(Rows from a dataset of charts and code)
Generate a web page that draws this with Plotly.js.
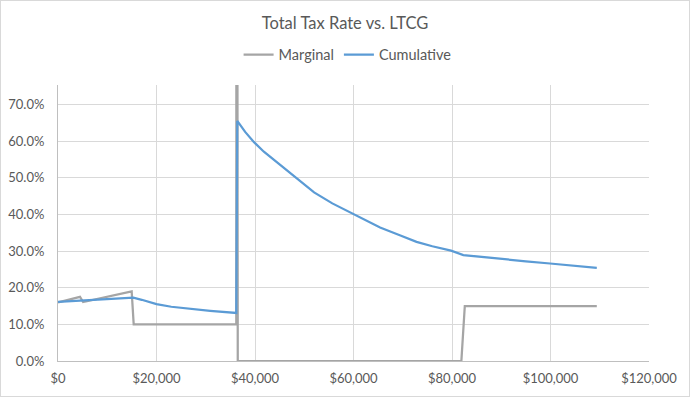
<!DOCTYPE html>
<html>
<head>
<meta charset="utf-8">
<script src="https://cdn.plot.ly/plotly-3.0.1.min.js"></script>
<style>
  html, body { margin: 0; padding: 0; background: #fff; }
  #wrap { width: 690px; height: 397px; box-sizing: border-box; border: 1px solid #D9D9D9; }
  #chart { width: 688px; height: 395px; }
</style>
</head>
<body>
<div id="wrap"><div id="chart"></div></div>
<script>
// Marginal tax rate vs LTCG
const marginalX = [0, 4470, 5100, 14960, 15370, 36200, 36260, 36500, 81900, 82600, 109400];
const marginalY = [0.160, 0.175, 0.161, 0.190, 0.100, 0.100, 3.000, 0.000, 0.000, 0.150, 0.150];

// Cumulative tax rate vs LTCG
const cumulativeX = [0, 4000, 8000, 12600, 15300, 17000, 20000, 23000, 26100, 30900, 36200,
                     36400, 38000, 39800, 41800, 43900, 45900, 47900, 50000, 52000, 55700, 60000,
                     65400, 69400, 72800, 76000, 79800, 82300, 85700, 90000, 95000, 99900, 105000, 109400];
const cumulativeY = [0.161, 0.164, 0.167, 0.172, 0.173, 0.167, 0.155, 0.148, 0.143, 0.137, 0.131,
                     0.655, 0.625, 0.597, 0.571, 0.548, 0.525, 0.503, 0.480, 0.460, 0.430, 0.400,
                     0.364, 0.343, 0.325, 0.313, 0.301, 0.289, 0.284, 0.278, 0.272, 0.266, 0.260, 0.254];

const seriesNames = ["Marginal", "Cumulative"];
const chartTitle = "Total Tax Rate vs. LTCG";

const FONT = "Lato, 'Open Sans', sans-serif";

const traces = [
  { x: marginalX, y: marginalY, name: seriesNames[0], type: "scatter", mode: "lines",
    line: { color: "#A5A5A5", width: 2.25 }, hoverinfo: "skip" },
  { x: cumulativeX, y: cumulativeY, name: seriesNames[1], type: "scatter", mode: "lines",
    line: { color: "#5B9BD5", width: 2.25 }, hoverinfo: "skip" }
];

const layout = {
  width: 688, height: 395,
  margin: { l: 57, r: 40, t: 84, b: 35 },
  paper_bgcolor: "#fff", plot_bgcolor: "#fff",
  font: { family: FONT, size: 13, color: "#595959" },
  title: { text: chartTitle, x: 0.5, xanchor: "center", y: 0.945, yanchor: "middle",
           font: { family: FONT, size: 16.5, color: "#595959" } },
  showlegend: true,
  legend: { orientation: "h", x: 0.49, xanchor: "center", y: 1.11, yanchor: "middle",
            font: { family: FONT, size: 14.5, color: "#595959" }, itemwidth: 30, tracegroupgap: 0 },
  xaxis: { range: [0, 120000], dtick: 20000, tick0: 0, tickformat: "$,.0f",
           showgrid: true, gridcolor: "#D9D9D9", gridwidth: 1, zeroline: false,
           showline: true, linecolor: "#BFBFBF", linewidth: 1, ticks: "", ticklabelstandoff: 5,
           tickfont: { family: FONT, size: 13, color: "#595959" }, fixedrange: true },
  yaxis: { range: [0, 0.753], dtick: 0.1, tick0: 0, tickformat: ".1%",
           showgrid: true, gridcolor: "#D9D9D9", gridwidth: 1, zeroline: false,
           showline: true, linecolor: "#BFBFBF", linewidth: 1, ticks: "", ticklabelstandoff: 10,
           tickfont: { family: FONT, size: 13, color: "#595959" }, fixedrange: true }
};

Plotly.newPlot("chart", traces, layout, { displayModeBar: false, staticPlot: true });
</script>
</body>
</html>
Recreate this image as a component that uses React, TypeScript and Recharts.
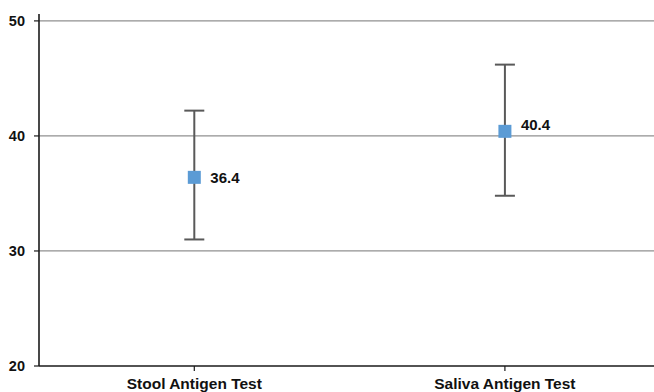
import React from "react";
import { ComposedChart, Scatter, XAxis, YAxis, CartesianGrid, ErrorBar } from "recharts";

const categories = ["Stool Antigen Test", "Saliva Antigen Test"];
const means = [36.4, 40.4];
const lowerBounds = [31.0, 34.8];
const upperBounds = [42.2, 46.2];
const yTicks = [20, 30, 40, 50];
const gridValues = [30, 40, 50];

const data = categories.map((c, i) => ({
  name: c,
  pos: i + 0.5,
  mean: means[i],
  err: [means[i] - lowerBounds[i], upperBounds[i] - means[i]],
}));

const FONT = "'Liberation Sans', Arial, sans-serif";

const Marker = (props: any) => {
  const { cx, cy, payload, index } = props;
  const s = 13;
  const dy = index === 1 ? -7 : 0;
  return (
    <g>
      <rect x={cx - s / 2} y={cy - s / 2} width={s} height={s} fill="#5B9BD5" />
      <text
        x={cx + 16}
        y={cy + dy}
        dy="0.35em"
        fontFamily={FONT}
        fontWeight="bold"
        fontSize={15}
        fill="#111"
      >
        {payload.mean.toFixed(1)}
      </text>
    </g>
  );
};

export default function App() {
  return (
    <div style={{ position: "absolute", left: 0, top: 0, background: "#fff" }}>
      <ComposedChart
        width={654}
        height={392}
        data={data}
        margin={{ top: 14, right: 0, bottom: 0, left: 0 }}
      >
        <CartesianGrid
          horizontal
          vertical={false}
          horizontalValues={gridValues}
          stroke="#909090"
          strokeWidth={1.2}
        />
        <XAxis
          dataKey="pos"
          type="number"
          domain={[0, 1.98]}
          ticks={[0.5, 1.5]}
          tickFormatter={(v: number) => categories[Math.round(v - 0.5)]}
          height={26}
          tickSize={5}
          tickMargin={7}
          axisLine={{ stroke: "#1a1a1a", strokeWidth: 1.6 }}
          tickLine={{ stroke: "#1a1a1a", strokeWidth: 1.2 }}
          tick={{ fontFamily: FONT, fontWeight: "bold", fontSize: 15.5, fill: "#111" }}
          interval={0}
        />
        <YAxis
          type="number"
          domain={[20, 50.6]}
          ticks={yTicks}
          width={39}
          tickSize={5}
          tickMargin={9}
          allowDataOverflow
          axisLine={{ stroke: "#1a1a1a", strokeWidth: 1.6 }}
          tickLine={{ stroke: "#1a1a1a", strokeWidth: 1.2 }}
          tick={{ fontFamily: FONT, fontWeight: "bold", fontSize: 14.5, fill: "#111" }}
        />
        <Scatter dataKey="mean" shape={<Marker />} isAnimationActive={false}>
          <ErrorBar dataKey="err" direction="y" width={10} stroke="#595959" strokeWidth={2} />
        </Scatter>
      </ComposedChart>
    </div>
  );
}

#### [Exercise]
Without the pictures, repeat all the records word for word.

#### [Finished task]
Generate a web page that draws this with Plotly.js.
<!DOCTYPE html>
<html>
<head>
<meta charset="utf-8">
<script src="https://cdn.plot.ly/plotly-3.0.1.min.js"></script>
<style>
  html, body { margin: 0; padding: 0; background: #fff; }
  #wrap { width: 690px; height: 397px; box-sizing: border-box; border: 1px solid #D9D9D9; }
  #chart { width: 688px; height: 395px; }
</style>
</head>
<body>
<div id="wrap"><div id="chart"></div></div>
<script>
// Marginal tax rate vs LTCG
const marginalX = [0, 4470, 5100, 14960, 15370, 36200, 36260, 36500, 81900, 82600, 109400];
const marginalY = [0.160, 0.175, 0.161, 0.190, 0.100, 0.100, 3.000, 0.000, 0.000, 0.150, 0.150];

// Cumulative tax rate vs LTCG
const cumulativeX = [0, 4000, 8000, 12600, 15300, 17000, 20000, 23000, 26100, 30900, 36200,
                     36400, 38000, 39800, 41800, 43900, 45900, 47900, 50000, 52000, 55700, 60000,
                     65400, 69400, 72800, 76000, 79800, 82300, 85700, 90000, 95000, 99900, 105000, 109400];
const cumulativeY = [0.161, 0.164, 0.167, 0.172, 0.173, 0.167, 0.155, 0.148, 0.143, 0.137, 0.131,
                     0.655, 0.625, 0.597, 0.571, 0.548, 0.525, 0.503, 0.480, 0.460, 0.430, 0.400,
                     0.364, 0.343, 0.325, 0.313, 0.301, 0.289, 0.284, 0.278, 0.272, 0.266, 0.260, 0.254];

const seriesNames = ["Marginal", "Cumulative"];
const chartTitle = "Total Tax Rate vs. LTCG";

const FONT = "Lato, 'Open Sans', sans-serif";

const traces = [
  { x: marginalX, y: marginalY, name: seriesNames[0], type: "scatter", mode: "lines",
    line: { color: "#A5A5A5", width: 2.25 }, hoverinfo: "skip" },
  { x: cumulativeX, y: cumulativeY, name: seriesNames[1], type: "scatter", mode: "lines",
    line: { color: "#5B9BD5", width: 2.25 }, hoverinfo: "skip" }
];

const layout = {
  width: 688, height: 395,
  margin: { l: 57, r: 40, t: 84, b: 35 },
  paper_bgcolor: "#fff", plot_bgcolor: "#fff",
  font: { family: FONT, size: 13, color: "#595959" },
  title: { text: chartTitle, x: 0.5, xanchor: "center", y: 0.945, yanchor: "middle",
           font: { family: FONT, size: 16.5, color: "#595959" } },
  showlegend: true,
  legend: { orientation: "h", x: 0.49, xanchor: "center", y: 1.11, yanchor: "middle",
            font: { family: FONT, size: 14.5, color: "#595959" }, itemwidth: 30, tracegroupgap: 0 },
  xaxis: { range: [0, 120000], dtick: 20000, tick0: 0, tickformat: "$,.0f",
           showgrid: true, gridcolor: "#D9D9D9", gridwidth: 1, zeroline: false,
           showline: true, linecolor: "#BFBFBF", linewidth: 1, ticks: "", ticklabelstandoff: 5,
           tickfont: { family: FONT, size: 13, color: "#595959" }, fixedrange: true },
  yaxis: { range: [0, 0.753], dtick: 0.1, tick0: 0, tickformat: ".1%",
           showgrid: true, gridcolor: "#D9D9D9", gridwidth: 1, zeroline: false,
           showline: true, linecolor: "#BFBFBF", linewidth: 1, ticks: "", ticklabelstandoff: 10,
           tickfont: { family: FONT, size: 13, color: "#595959" }, fixedrange: true }
};

Plotly.newPlot("chart", traces, layout, { displayModeBar: false, staticPlot: true });
</script>
</body>
</html>
Recreate this image as a component that uses React, TypeScript and Recharts.
import React from "react";
import { ComposedChart, Scatter, XAxis, YAxis, CartesianGrid, ErrorBar } from "recharts";

const categories = ["Stool Antigen Test", "Saliva Antigen Test"];
const means = [36.4, 40.4];
const lowerBounds = [31.0, 34.8];
const upperBounds = [42.2, 46.2];
const yTicks = [20, 30, 40, 50];
const gridValues = [30, 40, 50];

const data = categories.map((c, i) => ({
  name: c,
  pos: i + 0.5,
  mean: means[i],
  err: [means[i] - lowerBounds[i], upperBounds[i] - means[i]],
}));

const FONT = "'Liberation Sans', Arial, sans-serif";

const Marker = (props: any) => {
  const { cx, cy, payload, index } = props;
  const s = 13;
  const dy = index === 1 ? -7 : 0;
  return (
    <g>
      <rect x={cx - s / 2} y={cy - s / 2} width={s} height={s} fill="#5B9BD5" />
      <text
        x={cx + 16}
        y={cy + dy}
        dy="0.35em"
        fontFamily={FONT}
        fontWeight="bold"
        fontSize={15}
        fill="#111"
      >
        {payload.mean.toFixed(1)}
      </text>
    </g>
  );
};

export default function App() {
  return (
    <div style={{ position: "absolute", left: 0, top: 0, background: "#fff" }}>
      <ComposedChart
        width={654}
        height={392}
        data={data}
        margin={{ top: 14, right: 0, bottom: 0, left: 0 }}
      >
        <CartesianGrid
          horizontal
          vertical={false}
          horizontalValues={gridValues}
          stroke="#909090"
          strokeWidth={1.2}
        />
        <XAxis
          dataKey="pos"
          type="number"
          domain={[0, 1.98]}
          ticks={[0.5, 1.5]}
          tickFormatter={(v: number) => categories[Math.round(v - 0.5)]}
          height={26}
          tickSize={5}
          tickMargin={7}
          axisLine={{ stroke: "#1a1a1a", strokeWidth: 1.6 }}
          tickLine={{ stroke: "#1a1a1a", strokeWidth: 1.2 }}
          tick={{ fontFamily: FONT, fontWeight: "bold", fontSize: 15.5, fill: "#111" }}
          interval={0}
        />
        <YAxis
          type="number"
          domain={[20, 50.6]}
          ticks={yTicks}
          width={39}
          tickSize={5}
          tickMargin={9}
          allowDataOverflow
          axisLine={{ stroke: "#1a1a1a", strokeWidth: 1.6 }}
          tickLine={{ stroke: "#1a1a1a", strokeWidth: 1.2 }}
          tick={{ fontFamily: FONT, fontWeight: "bold", fontSize: 14.5, fill: "#111" }}
        />
        <Scatter dataKey="mean" shape={<Marker />} isAnimationActive={false}>
          <ErrorBar dataKey="err" direction="y" width={10} stroke="#595959" strokeWidth={2} />
        </Scatter>
      </ComposedChart>
    </div>
  );
}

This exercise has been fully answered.